The work order consists of two types. The Template work order is the definition of a PM job that would be scheduled for equipment. The Standard work order is actual work, whether created to satisfy defined PM activity or manually entered by a user requesting maintenance service. Standard Work Orders may be routed through the standard Acumatica Approval process, complete with optional or required reason prompts for approval or rejection, and contain any attributes associated with the work order class selected.
Work orders are comprised of a list of instructions, or operations, to be performed. Each operation optionally may have labor requirements specified by the type of skill and hours (in decimals) required.
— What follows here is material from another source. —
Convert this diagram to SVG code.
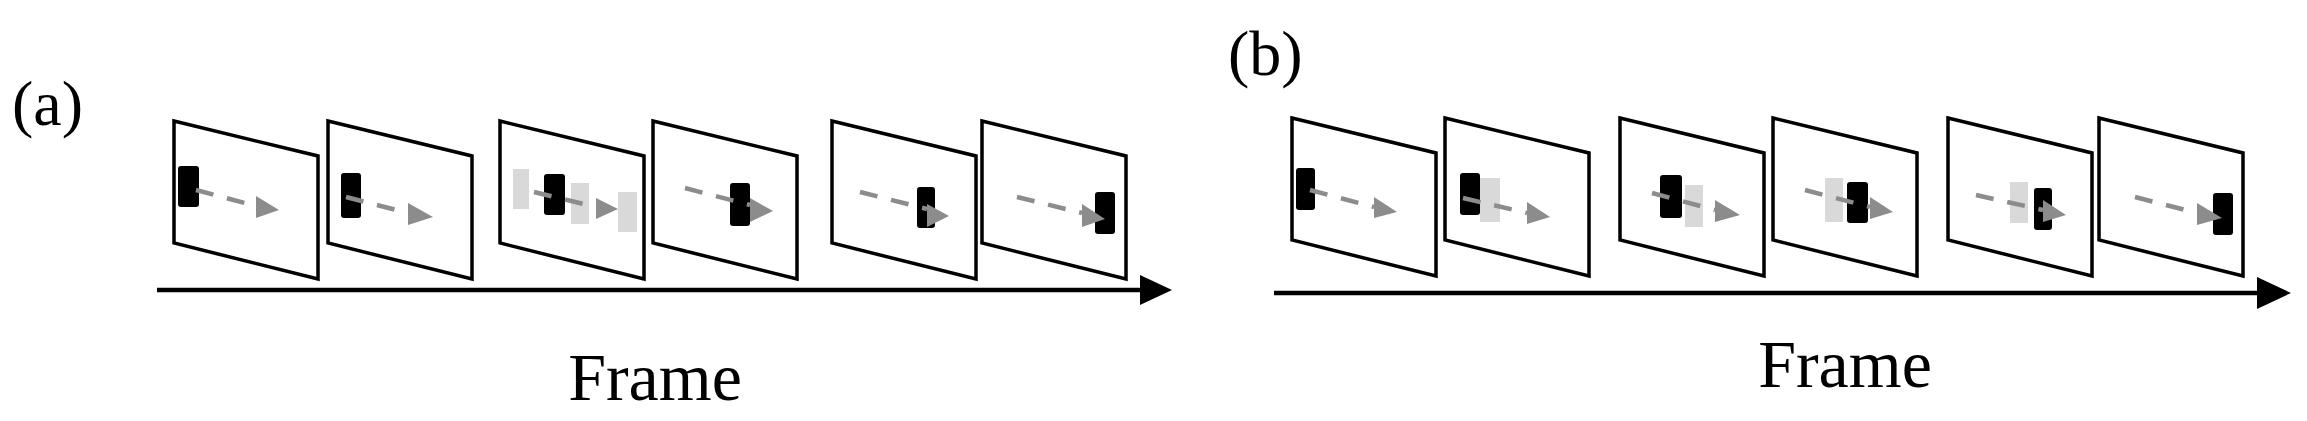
<svg xmlns="http://www.w3.org/2000/svg" width="2307" height="421" viewBox="0 0 2307 421">
<style>
.fr{fill:#fff;stroke:#000;stroke-width:3.5;stroke-linejoin:miter}
.bk{fill:#000}
.lg{fill:#d9d9d9}
.da{stroke:#8c8c8c;stroke-width:4.5;stroke-dasharray:18,14;fill:none}
.tr{fill:#8c8c8c}
.ax{stroke:#000;stroke-width:4.5;fill:none}
.lb{font-family:'Liberation Serif','Times New Roman',serif;fill:#000}
</style>
<defs>
<polygon id="pf" class="fr" points="0,0 144,35 144,158 0,122"/>
</defs>
<text class="lb" x="12" y="125" font-size="64">(a)</text>
<text class="lb" x="1228" y="75" font-size="64">(b)</text>
<text class="lb" x="655" y="400" font-size="68" text-anchor="middle">Frame</text>
<text class="lb" x="1845" y="387" font-size="68" text-anchor="middle">Frame</text>
<g id="connectors">
<line class="ax" x1="157" y1="290" x2="1145" y2="290"/>
<polygon points="1140,275 1172,290 1140,305" fill="#000"/>
<line class="ax" x1="1274" y1="293" x2="2262" y2="293"/>
<polygon points="2257,277 2291,293 2257,309" fill="#000"/>
</g>
<g id="a1" transform="translate(174,121)"><use href="#pf"/><rect class="bk" x="4" y="45" width="21" height="41" rx="3"/><line class="da" x1="22" y1="69" x2="82" y2="85"/><polygon class="tr" points="82,75 105,89 82,97"/></g>
<g id="a2" transform="translate(328,121)"><use href="#pf"/><rect class="bk" x="13" y="52" width="20" height="45" rx="3"/><line class="da" x1="18" y1="76" x2="80" y2="92"/><polygon class="tr" points="80,82 105,96 80,104"/></g>
<g id="a3" transform="translate(500,121)"><use href="#pf"/><rect class="lg" x="13" y="48" width="16" height="40"/><rect class="lg" x="71" y="62" width="18" height="41"/><rect class="lg" x="118" y="71" width="19" height="40"/><rect class="bk" x="44" y="53" width="21" height="41" rx="3"/><line class="da" x1="34" y1="71" x2="96" y2="86"/><polygon class="tr" points="96,77 118,88 96,98"/></g>
<g id="a4" transform="translate(653,121)"><use href="#pf"/><rect class="bk" x="77" y="62" width="20" height="43" rx="3"/><line class="da" x1="32" y1="67" x2="97" y2="84"/><polygon class="tr" points="97,77 120,90 97,101"/></g>
<g id="a5" transform="translate(832,121)"><use href="#pf"/><rect class="bk" x="85" y="66" width="18" height="41" rx="3"/><line class="da" x1="28" y1="71" x2="95" y2="88"/><polygon class="tr" points="95,83 117,95 95,106"/></g>
<g id="a6" transform="translate(982,121)"><use href="#pf"/><rect class="bk" x="113" y="71" width="20" height="42" rx="3"/><line class="da" x1="35" y1="76" x2="100" y2="92"/><polygon class="tr" points="100,83 123,98 100,106"/></g>
<g id="b1" transform="translate(1292,118)"><use href="#pf"/><rect class="bk" x="4" y="50" width="19" height="42" rx="3"/><line class="da" x1="18" y1="72" x2="82" y2="89"/><polygon class="tr" points="82,79 105,94 82,100"/></g>
<g id="b2" transform="translate(1445,118)"><use href="#pf"/><rect class="bk" x="15" y="55" width="20" height="42" rx="3"/><rect class="lg" x="35" y="60" width="20" height="44"/><line class="da" x1="18" y1="80" x2="82" y2="95"/><polygon class="tr" points="82,84 105,99 82,106"/></g>
<g id="b3" transform="translate(1620,118)"><use href="#pf"/><rect class="bk" x="40" y="57" width="22" height="43" rx="3"/><rect class="lg" x="65" y="67" width="18" height="42"/><line class="da" x1="32" y1="75" x2="95" y2="92"/><polygon class="tr" points="95,82 120,97 95,104"/></g>
<g id="b4" transform="translate(1773,118)"><use href="#pf"/><rect class="lg" x="52" y="60" width="18" height="44"/><rect class="bk" x="74" y="64" width="21" height="41" rx="3"/><line class="da" x1="32" y1="72" x2="97" y2="89"/><polygon class="tr" points="97,79 120,94 97,101"/></g>
<g id="b5" transform="translate(1948,118)"><use href="#pf"/><rect class="lg" x="62" y="64" width="18" height="41"/><rect class="bk" x="86" y="70" width="18" height="42" rx="3"/><line class="da" x1="28" y1="77" x2="95" y2="92"/><polygon class="tr" points="95,82 118,97 95,104"/></g>
<g id="b6" transform="translate(2099,118)"><use href="#pf"/><rect class="bk" x="114" y="75" width="20" height="42" rx="3"/><line class="da" x1="36" y1="79" x2="98" y2="95"/><polygon class="tr" points="98,85 123,100 98,107"/></g>
</svg>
Materials and tools (equipment of type Tool) needed for the operation may be specified, as well as measurements taken, and failure modes observed by the maintenance technician.
The processing screen may be set on a standard Acumatica schedule to convert any scheduled PM jobs into Standard Work Orders.
Once the standard work order is created, it may require approval or advance to the Pending Schedule state for a maintenance planner to assign a date for the work to be completed. Once completed, the work order will update the equipment schedule with the last completion date and automatically set the next scheduled date to start the cycle over.
Where Do I “Git” It?
Excellent question! CMMS-Lite is now available on the Acumatica GitHub. (link: https://github.com/Acumatica/CMMS-Lite) To live life on the edge, the most recent version in development is under the Development branch. The current version considered stable for testing should be under the branch Testing.
Download it. Try it out. Provide feedback. “Git” involved and make it your own! Phase 1 is released now and optimized for Acumatica 2022 R1.